→ **Given material**:
● ● ● ● ●

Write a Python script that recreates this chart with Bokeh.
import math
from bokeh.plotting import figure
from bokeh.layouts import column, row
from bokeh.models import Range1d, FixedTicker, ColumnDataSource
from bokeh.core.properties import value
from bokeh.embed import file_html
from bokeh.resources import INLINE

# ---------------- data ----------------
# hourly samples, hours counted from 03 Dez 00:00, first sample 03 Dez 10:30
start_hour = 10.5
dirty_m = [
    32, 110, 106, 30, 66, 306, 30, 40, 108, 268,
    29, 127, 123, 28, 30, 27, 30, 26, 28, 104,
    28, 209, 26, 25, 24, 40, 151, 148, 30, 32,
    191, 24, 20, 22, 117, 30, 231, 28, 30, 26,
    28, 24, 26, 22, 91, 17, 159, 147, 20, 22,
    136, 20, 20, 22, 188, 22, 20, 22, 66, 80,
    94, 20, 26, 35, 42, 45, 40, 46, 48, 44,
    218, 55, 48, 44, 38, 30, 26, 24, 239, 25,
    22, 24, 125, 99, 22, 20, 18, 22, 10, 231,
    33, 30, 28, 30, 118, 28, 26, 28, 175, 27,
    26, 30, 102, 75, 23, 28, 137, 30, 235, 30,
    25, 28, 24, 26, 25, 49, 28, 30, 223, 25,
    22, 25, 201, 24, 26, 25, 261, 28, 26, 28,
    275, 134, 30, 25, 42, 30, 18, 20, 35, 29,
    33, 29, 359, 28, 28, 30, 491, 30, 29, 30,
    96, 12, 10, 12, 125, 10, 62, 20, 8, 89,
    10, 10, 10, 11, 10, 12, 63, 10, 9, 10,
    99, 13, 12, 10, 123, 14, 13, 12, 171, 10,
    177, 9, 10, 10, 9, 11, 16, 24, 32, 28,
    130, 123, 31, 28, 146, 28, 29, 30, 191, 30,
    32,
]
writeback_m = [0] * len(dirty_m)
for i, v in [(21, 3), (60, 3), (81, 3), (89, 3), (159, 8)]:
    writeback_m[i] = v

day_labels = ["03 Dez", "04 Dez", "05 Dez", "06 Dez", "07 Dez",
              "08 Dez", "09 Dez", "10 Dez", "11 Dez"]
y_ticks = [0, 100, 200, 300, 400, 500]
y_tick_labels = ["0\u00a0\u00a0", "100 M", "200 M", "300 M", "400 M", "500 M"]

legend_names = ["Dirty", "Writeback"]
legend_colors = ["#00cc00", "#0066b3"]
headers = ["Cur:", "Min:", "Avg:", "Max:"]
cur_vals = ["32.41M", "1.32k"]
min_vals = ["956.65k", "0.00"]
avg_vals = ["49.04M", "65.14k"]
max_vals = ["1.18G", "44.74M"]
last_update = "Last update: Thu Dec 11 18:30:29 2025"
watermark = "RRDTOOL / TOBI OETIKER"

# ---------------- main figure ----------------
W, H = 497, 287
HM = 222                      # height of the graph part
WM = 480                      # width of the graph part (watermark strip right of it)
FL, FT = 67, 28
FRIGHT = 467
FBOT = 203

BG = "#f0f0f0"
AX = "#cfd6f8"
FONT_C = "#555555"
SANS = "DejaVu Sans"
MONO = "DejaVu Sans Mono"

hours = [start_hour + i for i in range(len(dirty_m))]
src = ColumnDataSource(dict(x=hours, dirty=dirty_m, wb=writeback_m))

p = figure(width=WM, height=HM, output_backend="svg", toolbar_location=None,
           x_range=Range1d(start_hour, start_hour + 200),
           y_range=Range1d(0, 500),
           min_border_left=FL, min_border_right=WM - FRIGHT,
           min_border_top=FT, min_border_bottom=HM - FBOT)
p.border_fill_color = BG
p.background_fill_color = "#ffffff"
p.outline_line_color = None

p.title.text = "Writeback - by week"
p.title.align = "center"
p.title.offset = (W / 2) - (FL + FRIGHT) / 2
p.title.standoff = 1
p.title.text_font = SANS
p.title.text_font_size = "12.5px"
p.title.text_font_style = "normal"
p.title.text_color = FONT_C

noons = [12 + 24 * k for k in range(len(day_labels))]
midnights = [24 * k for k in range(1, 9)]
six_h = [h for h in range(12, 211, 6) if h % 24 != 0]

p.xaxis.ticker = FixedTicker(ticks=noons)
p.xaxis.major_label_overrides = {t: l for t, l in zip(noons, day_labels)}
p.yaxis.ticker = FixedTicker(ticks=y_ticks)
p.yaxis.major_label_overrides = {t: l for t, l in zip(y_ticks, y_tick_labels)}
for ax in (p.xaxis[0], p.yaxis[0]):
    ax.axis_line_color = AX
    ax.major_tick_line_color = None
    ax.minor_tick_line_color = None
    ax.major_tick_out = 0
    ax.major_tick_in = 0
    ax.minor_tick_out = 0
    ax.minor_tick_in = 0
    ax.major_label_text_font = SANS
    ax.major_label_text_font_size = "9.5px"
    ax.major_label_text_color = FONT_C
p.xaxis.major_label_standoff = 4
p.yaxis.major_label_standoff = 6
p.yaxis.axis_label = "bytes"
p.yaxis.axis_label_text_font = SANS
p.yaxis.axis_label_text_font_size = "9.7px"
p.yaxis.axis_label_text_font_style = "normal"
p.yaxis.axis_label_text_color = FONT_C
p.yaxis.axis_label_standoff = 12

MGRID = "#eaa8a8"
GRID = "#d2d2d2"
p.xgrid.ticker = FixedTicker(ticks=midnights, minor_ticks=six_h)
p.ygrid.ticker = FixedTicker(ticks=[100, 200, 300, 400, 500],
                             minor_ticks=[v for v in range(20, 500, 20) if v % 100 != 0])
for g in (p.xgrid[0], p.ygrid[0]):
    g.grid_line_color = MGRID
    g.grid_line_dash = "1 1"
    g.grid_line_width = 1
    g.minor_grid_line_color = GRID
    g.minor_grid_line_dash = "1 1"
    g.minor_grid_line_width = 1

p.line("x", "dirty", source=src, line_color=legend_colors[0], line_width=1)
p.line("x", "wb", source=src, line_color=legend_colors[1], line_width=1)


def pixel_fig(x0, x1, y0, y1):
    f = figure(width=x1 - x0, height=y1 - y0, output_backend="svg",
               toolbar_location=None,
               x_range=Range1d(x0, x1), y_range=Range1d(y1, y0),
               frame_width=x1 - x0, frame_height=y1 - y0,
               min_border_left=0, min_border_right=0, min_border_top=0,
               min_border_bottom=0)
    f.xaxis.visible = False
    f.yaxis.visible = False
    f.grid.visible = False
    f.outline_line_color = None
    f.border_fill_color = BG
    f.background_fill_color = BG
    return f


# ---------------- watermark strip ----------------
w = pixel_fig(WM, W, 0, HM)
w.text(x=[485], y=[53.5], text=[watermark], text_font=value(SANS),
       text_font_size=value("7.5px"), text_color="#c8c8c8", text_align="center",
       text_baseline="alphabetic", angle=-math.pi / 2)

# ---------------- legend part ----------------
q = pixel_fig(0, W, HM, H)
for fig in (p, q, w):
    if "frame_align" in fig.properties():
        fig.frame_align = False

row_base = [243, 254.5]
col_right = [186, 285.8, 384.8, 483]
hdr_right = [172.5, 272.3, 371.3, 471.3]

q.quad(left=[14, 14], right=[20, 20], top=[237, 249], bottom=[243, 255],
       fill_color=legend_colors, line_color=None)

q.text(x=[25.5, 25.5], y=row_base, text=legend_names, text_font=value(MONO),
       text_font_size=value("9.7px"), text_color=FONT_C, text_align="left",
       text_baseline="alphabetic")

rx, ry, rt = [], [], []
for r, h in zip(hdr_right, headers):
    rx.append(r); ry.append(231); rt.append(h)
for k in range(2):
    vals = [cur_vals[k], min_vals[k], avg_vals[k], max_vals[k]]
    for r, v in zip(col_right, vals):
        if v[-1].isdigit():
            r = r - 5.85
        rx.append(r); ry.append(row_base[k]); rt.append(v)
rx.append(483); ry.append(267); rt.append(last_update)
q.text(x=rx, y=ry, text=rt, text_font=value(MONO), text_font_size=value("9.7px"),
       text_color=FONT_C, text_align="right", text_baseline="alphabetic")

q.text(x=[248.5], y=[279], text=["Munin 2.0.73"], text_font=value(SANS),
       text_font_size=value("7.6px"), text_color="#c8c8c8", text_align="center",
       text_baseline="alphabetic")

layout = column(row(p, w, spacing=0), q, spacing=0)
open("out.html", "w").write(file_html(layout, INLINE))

● ● ● ● ●

→ **Directions for this task**:
Return exactly the opening lines of the listing above, ending with the line that has "from bokeh.resources import INLINE".

→ **Finished task**:
Write a Python script that recreates this chart with Bokeh.
import math
from bokeh.plotting import figure
from bokeh.layouts import column, row
from bokeh.models import Range1d, FixedTicker, ColumnDataSource
from bokeh.core.properties import value
from bokeh.embed import file_html
from bokeh.resources import INLINE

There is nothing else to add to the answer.